• **Stated task**
Leave the pictures out and copy exactly the lines from the line containing "Clone this chart in Plotly." to the line containing "b_white_err, b_gray, b_gray_err)", both lines included.
+++++
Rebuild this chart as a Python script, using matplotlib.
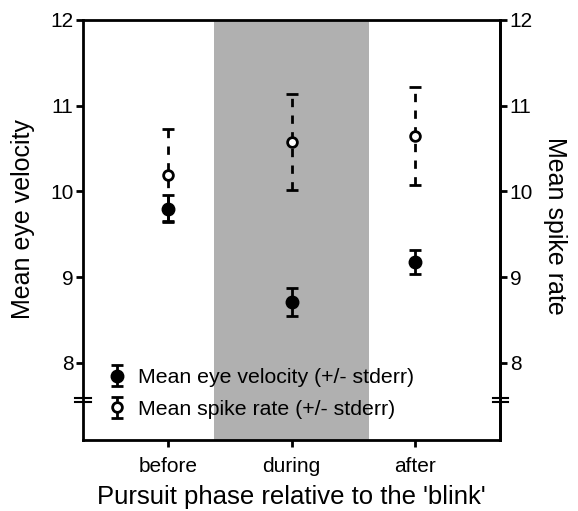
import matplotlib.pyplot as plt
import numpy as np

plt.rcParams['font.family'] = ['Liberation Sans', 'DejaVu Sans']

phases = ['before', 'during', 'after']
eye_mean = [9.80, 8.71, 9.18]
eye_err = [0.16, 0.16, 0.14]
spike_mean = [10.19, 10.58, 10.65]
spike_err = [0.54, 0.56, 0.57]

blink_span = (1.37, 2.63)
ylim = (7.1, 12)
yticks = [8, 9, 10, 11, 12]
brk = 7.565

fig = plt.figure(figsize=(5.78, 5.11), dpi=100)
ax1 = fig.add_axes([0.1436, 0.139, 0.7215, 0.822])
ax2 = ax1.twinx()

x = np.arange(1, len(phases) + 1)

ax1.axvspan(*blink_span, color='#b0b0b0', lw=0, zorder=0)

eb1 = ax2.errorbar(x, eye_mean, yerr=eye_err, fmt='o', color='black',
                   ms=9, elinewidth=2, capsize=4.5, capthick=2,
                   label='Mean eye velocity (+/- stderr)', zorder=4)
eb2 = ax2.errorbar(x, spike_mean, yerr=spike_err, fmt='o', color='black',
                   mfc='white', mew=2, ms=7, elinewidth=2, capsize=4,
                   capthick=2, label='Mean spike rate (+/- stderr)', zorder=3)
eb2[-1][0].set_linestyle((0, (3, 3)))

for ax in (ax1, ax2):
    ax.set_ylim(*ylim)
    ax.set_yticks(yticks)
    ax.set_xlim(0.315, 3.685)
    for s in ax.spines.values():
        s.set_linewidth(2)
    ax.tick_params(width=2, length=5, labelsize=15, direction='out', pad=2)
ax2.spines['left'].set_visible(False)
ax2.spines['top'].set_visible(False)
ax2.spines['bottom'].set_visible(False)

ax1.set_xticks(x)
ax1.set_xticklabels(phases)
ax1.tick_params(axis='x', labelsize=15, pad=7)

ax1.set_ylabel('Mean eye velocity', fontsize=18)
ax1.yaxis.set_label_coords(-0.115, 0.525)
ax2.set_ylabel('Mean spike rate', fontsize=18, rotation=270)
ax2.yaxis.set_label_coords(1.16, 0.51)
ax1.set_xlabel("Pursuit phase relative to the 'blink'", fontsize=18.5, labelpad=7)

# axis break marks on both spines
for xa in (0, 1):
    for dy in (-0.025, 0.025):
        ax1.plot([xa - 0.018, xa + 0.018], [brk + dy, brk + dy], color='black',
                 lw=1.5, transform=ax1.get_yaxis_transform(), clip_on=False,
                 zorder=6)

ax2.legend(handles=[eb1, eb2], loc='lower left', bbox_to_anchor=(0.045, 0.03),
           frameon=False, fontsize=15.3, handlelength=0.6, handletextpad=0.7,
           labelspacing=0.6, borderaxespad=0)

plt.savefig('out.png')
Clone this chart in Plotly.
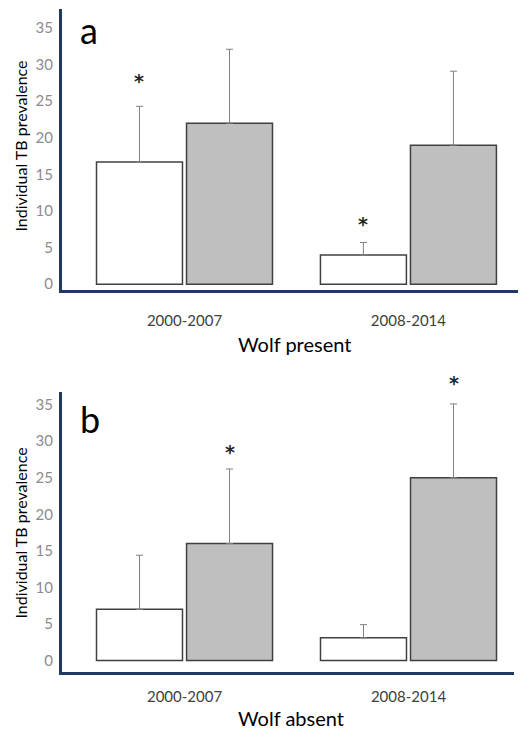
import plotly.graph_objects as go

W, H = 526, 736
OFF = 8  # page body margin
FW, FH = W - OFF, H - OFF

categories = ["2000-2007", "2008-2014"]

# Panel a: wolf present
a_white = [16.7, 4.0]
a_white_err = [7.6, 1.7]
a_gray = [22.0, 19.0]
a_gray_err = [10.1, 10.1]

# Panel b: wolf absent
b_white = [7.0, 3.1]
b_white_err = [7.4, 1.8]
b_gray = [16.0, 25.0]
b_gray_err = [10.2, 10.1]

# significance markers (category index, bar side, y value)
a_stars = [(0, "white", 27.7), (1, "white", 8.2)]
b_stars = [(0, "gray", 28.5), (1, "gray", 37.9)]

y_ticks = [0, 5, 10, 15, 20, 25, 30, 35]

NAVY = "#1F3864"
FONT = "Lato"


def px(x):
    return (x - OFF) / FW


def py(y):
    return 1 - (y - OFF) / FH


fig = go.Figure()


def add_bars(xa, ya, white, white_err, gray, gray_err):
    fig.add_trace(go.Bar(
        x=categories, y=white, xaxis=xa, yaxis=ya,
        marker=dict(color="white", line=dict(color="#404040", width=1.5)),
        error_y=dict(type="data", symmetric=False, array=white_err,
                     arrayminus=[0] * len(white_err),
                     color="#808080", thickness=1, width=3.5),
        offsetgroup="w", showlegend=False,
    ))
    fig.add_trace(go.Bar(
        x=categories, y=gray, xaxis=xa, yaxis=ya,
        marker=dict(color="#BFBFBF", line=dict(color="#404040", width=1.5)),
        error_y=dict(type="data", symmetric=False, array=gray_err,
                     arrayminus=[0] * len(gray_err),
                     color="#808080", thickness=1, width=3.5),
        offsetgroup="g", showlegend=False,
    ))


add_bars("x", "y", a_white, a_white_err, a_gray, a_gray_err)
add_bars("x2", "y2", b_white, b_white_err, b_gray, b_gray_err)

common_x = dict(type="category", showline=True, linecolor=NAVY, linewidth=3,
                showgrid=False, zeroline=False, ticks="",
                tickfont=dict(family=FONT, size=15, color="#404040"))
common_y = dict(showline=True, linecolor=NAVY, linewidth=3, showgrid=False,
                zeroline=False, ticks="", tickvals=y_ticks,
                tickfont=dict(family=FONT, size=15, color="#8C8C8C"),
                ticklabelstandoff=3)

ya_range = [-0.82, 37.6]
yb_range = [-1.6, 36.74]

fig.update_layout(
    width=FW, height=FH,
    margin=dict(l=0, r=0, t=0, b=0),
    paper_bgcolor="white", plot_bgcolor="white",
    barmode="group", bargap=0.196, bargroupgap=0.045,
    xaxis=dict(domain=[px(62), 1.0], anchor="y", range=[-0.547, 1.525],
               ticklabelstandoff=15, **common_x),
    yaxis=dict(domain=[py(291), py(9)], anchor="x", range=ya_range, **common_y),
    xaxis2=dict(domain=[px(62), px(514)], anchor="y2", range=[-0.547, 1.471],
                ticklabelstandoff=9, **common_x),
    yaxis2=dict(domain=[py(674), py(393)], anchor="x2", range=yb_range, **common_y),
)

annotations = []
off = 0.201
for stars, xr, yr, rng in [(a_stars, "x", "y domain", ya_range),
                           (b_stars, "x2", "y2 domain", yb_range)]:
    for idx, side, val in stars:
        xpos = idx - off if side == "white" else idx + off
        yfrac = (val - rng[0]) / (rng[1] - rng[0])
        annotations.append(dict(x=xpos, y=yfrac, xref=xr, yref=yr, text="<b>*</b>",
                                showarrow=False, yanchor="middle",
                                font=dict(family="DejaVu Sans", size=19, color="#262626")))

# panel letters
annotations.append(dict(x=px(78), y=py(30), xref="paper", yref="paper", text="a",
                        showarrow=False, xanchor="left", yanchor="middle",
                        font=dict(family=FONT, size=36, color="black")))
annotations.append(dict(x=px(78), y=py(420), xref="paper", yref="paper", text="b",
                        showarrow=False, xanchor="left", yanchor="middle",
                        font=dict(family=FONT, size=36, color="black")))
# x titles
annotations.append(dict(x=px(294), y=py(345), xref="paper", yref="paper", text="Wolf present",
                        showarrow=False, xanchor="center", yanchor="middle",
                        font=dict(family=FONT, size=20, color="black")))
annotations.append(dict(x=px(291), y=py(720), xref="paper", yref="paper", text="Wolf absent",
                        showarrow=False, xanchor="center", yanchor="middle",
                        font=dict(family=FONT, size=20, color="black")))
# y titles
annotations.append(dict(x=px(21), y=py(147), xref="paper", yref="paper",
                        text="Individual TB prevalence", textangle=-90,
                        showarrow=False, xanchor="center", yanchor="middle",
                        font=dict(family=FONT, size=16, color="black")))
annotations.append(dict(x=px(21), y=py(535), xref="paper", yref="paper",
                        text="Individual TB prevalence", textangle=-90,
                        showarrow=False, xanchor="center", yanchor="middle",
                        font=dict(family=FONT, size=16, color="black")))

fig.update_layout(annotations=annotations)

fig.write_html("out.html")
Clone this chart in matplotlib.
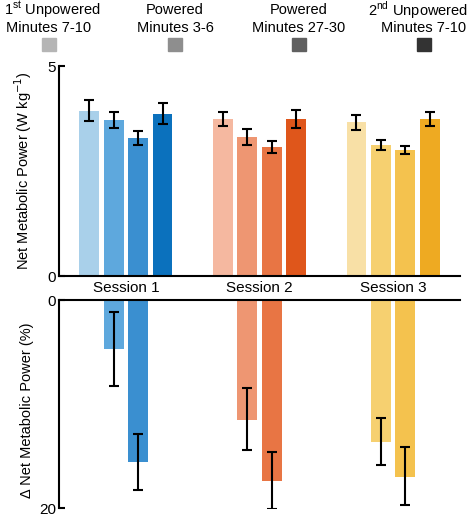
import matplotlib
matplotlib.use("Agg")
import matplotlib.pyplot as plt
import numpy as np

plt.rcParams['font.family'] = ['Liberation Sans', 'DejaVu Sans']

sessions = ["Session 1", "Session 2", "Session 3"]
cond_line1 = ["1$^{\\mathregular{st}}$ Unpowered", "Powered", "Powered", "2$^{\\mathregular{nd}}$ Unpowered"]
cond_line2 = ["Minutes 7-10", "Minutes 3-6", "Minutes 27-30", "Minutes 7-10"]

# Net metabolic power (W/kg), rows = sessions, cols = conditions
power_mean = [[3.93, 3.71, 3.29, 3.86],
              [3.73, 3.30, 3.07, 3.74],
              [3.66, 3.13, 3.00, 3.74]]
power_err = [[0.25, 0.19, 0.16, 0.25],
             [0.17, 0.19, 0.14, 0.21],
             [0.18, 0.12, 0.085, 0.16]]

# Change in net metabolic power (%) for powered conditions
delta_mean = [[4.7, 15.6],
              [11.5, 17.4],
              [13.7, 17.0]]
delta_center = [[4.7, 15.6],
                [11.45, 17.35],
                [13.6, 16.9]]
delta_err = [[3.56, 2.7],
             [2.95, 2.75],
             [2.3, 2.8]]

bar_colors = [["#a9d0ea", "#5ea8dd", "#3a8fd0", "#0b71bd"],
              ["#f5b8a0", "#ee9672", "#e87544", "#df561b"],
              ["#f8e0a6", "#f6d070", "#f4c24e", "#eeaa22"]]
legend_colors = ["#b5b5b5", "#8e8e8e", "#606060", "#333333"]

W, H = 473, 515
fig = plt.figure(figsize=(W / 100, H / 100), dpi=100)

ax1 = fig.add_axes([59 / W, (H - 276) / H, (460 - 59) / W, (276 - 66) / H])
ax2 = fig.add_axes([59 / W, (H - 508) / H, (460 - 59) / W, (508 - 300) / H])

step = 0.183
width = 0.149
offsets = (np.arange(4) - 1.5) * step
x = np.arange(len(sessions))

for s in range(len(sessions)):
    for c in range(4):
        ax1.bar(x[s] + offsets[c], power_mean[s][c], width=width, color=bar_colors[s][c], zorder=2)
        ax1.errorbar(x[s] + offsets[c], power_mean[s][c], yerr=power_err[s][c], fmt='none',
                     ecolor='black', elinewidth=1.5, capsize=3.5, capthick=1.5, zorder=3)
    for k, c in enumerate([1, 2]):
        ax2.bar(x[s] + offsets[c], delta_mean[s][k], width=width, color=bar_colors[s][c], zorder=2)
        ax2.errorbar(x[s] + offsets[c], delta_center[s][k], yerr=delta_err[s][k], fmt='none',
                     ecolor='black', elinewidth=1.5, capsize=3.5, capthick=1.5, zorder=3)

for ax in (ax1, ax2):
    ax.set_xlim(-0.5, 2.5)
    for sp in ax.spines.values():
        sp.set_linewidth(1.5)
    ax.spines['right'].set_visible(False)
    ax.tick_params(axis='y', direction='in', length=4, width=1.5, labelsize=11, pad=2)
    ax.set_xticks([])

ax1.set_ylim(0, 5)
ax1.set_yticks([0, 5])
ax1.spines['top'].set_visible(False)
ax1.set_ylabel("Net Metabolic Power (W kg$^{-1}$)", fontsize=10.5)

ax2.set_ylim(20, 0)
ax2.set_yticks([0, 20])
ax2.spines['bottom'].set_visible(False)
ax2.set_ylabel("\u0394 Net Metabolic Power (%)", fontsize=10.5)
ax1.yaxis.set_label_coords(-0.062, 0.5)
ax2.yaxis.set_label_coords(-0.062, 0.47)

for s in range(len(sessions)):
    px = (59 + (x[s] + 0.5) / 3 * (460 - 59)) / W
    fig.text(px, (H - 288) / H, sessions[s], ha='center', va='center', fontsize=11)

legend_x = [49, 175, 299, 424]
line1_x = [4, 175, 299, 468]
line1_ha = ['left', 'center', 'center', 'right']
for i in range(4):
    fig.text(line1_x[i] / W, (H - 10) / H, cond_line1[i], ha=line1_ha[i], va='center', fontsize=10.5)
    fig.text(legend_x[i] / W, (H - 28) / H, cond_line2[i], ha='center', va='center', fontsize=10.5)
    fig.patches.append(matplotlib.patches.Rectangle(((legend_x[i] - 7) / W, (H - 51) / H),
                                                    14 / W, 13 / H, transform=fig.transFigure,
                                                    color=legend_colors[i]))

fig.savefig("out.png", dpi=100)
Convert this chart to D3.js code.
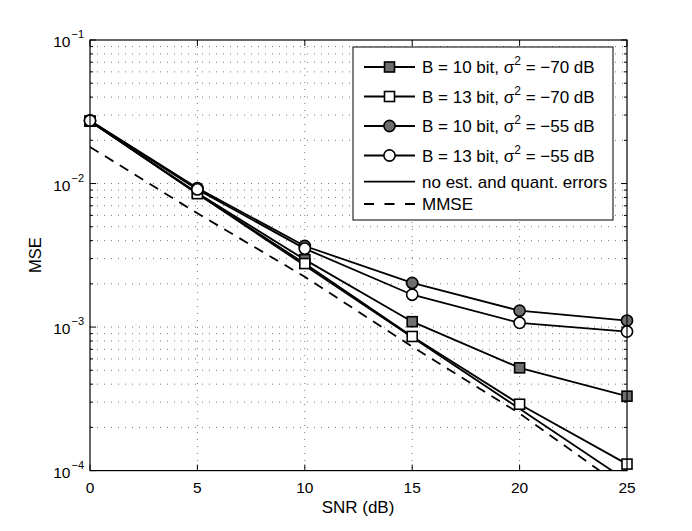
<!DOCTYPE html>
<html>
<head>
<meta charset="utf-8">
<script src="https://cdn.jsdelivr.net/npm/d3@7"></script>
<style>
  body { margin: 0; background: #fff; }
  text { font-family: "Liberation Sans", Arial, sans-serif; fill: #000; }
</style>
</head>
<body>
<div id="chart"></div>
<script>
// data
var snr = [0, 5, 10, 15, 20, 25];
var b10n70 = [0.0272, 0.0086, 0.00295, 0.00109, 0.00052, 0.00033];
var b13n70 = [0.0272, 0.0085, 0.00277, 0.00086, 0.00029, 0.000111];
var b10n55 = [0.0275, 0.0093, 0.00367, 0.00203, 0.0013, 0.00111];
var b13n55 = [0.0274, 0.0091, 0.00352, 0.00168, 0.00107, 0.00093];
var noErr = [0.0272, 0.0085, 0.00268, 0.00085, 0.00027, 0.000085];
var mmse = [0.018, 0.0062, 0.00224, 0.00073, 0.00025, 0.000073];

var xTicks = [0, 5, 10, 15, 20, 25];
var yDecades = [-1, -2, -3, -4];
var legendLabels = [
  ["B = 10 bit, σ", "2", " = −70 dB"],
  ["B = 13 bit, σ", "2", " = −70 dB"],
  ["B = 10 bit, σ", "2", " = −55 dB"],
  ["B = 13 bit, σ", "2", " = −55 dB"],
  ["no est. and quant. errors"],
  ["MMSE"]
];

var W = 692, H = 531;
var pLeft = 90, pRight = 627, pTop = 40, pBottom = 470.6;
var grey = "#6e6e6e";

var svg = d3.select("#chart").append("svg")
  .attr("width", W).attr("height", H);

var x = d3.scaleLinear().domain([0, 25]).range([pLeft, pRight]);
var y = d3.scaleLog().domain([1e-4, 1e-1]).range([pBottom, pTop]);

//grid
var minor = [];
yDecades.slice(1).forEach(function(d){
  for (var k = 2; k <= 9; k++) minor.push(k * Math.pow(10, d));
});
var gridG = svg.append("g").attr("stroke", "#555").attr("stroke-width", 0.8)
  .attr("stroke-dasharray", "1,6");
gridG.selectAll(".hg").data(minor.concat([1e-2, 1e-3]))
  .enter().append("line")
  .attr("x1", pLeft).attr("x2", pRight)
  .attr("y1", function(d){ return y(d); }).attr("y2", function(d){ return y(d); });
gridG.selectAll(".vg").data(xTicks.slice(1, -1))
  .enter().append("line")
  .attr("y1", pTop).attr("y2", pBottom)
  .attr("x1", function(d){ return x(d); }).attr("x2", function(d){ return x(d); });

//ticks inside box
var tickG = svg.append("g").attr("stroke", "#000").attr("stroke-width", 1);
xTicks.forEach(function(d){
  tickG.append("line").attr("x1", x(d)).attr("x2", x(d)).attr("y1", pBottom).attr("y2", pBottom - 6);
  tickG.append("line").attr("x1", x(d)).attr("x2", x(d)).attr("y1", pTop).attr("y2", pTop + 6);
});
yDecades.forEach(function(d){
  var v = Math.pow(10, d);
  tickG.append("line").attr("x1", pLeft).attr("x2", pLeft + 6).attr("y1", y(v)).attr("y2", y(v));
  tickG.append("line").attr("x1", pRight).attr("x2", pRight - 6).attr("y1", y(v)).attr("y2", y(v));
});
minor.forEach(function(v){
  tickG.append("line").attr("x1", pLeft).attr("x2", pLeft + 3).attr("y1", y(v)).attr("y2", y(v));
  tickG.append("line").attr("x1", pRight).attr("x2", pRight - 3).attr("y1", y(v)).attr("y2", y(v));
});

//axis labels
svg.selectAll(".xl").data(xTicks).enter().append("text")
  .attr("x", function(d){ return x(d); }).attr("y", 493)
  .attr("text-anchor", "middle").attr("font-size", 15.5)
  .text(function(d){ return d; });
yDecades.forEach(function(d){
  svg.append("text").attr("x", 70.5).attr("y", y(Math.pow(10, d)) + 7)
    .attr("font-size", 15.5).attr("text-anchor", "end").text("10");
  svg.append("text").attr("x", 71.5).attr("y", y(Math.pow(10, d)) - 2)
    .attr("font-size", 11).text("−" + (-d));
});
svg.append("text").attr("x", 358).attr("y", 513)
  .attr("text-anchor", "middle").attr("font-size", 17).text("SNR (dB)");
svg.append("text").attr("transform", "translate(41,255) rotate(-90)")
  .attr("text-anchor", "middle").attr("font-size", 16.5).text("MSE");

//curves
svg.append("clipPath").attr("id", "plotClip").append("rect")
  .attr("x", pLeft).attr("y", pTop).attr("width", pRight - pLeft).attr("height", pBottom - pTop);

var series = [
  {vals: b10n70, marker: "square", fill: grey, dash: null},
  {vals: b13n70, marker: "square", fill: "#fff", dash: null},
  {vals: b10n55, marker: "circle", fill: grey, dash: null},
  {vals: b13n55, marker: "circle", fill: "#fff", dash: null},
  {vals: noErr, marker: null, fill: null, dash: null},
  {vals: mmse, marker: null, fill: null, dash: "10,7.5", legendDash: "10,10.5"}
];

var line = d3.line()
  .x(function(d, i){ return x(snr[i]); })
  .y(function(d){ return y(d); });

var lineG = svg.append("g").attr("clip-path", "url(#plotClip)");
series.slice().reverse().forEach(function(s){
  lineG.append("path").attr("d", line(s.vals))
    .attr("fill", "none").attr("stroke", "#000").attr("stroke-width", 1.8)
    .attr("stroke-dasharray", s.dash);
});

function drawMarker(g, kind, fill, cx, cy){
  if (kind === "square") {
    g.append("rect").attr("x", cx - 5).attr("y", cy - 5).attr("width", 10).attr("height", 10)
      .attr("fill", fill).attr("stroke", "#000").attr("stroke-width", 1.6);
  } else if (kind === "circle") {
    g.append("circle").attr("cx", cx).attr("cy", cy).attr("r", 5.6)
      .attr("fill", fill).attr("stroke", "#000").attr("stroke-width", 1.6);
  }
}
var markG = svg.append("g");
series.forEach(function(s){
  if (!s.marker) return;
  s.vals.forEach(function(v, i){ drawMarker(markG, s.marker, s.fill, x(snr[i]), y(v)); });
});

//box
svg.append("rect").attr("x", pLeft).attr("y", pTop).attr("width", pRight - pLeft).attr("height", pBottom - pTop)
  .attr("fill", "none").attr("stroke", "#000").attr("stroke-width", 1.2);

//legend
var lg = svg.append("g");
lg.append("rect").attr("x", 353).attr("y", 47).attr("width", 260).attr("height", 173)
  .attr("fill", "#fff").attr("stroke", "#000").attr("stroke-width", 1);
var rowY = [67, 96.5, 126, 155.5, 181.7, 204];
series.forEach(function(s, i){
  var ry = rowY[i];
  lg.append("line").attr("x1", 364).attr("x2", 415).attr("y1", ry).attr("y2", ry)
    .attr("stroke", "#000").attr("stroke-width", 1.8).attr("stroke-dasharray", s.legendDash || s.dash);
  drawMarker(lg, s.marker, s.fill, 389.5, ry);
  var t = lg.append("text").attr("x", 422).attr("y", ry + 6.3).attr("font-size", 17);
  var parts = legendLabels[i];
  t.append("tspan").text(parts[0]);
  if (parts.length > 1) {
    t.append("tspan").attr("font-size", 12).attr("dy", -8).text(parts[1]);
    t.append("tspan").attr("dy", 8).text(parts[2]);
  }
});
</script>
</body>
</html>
+++++
• **Answer**
Clone this chart in Plotly.
import plotly.graph_objects as go

W, H = 526, 736
OFF = 8  # page body margin
FW, FH = W - OFF, H - OFF

categories = ["2000-2007", "2008-2014"]

# Panel a: wolf present
a_white = [16.7, 4.0]
a_white_err = [7.6, 1.7]
a_gray = [22.0, 19.0]
a_gray_err = [10.1, 10.1]

# Panel b: wolf absent
b_white = [7.0, 3.1]
b_white_err = [7.4, 1.8]
b_gray = [16.0, 25.0]
b_gray_err = [10.2, 10.1]

# significance markers (category index, bar side, y value)
a_stars = [(0, "white", 27.7), (1, "white", 8.2)]
b_stars = [(0, "gray", 28.5), (1, "gray", 37.9)]

y_ticks = [0, 5, 10, 15, 20, 25, 30, 35]

NAVY = "#1F3864"
FONT = "Lato"


def px(x):
    return (x - OFF) / FW


def py(y):
    return 1 - (y - OFF) / FH


fig = go.Figure()


def add_bars(xa, ya, white, white_err, gray, gray_err):
    fig.add_trace(go.Bar(
        x=categories, y=white, xaxis=xa, yaxis=ya,
        marker=dict(color="white", line=dict(color="#404040", width=1.5)),
        error_y=dict(type="data", symmetric=False, array=white_err,
                     arrayminus=[0] * len(white_err),
                     color="#808080", thickness=1, width=3.5),
        offsetgroup="w", showlegend=False,
    ))
    fig.add_trace(go.Bar(
        x=categories, y=gray, xaxis=xa, yaxis=ya,
        marker=dict(color="#BFBFBF", line=dict(color="#404040", width=1.5)),
        error_y=dict(type="data", symmetric=False, array=gray_err,
                     arrayminus=[0] * len(gray_err),
                     color="#808080", thickness=1, width=3.5),
        offsetgroup="g", showlegend=False,
    ))


add_bars("x", "y", a_white, a_white_err, a_gray, a_gray_err)
add_bars("x2", "y2", b_white, b_white_err, b_gray, b_gray_err)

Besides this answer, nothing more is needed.